> [Aim] With the pictures left out, copy the listing below exactly.

::::

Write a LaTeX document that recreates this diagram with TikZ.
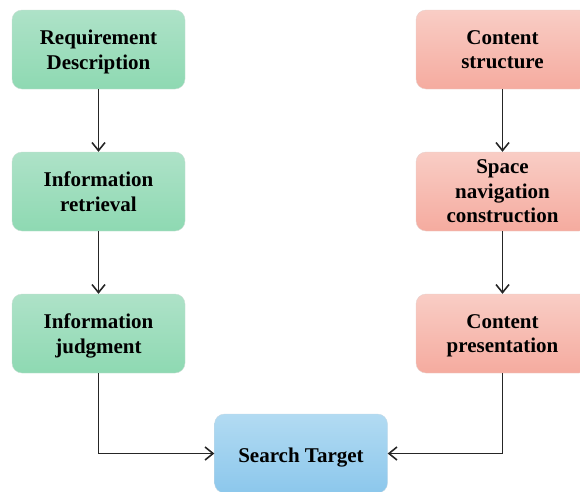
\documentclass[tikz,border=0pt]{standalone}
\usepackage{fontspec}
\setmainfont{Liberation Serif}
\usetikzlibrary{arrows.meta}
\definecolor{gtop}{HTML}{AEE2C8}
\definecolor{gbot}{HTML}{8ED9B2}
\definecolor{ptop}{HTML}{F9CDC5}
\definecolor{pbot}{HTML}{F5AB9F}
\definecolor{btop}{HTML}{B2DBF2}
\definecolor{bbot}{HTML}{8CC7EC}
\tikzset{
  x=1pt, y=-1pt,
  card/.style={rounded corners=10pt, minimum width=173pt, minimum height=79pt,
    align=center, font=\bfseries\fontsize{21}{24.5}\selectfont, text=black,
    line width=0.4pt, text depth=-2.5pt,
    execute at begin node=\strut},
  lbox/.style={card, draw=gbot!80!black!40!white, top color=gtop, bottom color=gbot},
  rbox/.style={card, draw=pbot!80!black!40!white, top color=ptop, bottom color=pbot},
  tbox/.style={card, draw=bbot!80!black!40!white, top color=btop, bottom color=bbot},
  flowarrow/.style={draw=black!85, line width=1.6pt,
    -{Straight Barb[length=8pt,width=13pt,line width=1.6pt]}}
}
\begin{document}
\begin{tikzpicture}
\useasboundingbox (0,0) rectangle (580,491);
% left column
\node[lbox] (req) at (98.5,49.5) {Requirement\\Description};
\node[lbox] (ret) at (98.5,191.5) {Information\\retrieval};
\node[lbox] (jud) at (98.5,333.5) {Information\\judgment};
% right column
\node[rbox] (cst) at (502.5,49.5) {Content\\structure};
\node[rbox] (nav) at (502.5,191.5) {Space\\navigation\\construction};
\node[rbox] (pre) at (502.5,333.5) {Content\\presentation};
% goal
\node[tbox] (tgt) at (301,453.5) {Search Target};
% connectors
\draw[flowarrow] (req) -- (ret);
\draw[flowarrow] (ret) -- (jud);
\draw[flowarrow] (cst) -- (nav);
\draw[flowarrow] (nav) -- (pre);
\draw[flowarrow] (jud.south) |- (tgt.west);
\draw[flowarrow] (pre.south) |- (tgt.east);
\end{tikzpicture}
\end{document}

::::

> [Full answer]
Write a LaTeX document that recreates this diagram with TikZ.
\documentclass[tikz,border=0pt]{standalone}
\usepackage{fontspec}
\setmainfont{Liberation Serif}
\usetikzlibrary{arrows.meta}
\definecolor{gtop}{HTML}{AEE2C8}
\definecolor{gbot}{HTML}{8ED9B2}
\definecolor{ptop}{HTML}{F9CDC5}
\definecolor{pbot}{HTML}{F5AB9F}
\definecolor{btop}{HTML}{B2DBF2}
\definecolor{bbot}{HTML}{8CC7EC}
\tikzset{
  x=1pt, y=-1pt,
  card/.style={rounded corners=10pt, minimum width=173pt, minimum height=79pt,
    align=center, font=\bfseries\fontsize{21}{24.5}\selectfont, text=black,
    line width=0.4pt, text depth=-2.5pt,
    execute at begin node=\strut},
  lbox/.style={card, draw=gbot!80!black!40!white, top color=gtop, bottom color=gbot},
  rbox/.style={card, draw=pbot!80!black!40!white, top color=ptop, bottom color=pbot},
  tbox/.style={card, draw=bbot!80!black!40!white, top color=btop, bottom color=bbot},
  flowarrow/.style={draw=black!85, line width=1.6pt,
    -{Straight Barb[length=8pt,width=13pt,line width=1.6pt]}}
}
\begin{document}
\begin{tikzpicture}
\useasboundingbox (0,0) rectangle (580,491);
% left column
\node[lbox] (req) at (98.5,49.5) {Requirement\\Description};
\node[lbox] (ret) at (98.5,191.5) {Information\\retrieval};
\node[lbox] (jud) at (98.5,333.5) {Information\\judgment};
% right column
\node[rbox] (cst) at (502.5,49.5) {Content\\structure};
\node[rbox] (nav) at (502.5,191.5) {Space\\navigation\\construction};
\node[rbox] (pre) at (502.5,333.5) {Content\\presentation};
% goal
\node[tbox] (tgt) at (301,453.5) {Search Target};
% connectors
\draw[flowarrow] (req) -- (ret);
\draw[flowarrow] (ret) -- (jud);
\draw[flowarrow] (cst) -- (nav);
\draw[flowarrow] (nav) -- (pre);
\draw[flowarrow] (jud.south) |- (tgt.west);
\draw[flowarrow] (pre.south) |- (tgt.east);
\end{tikzpicture}
\end{document}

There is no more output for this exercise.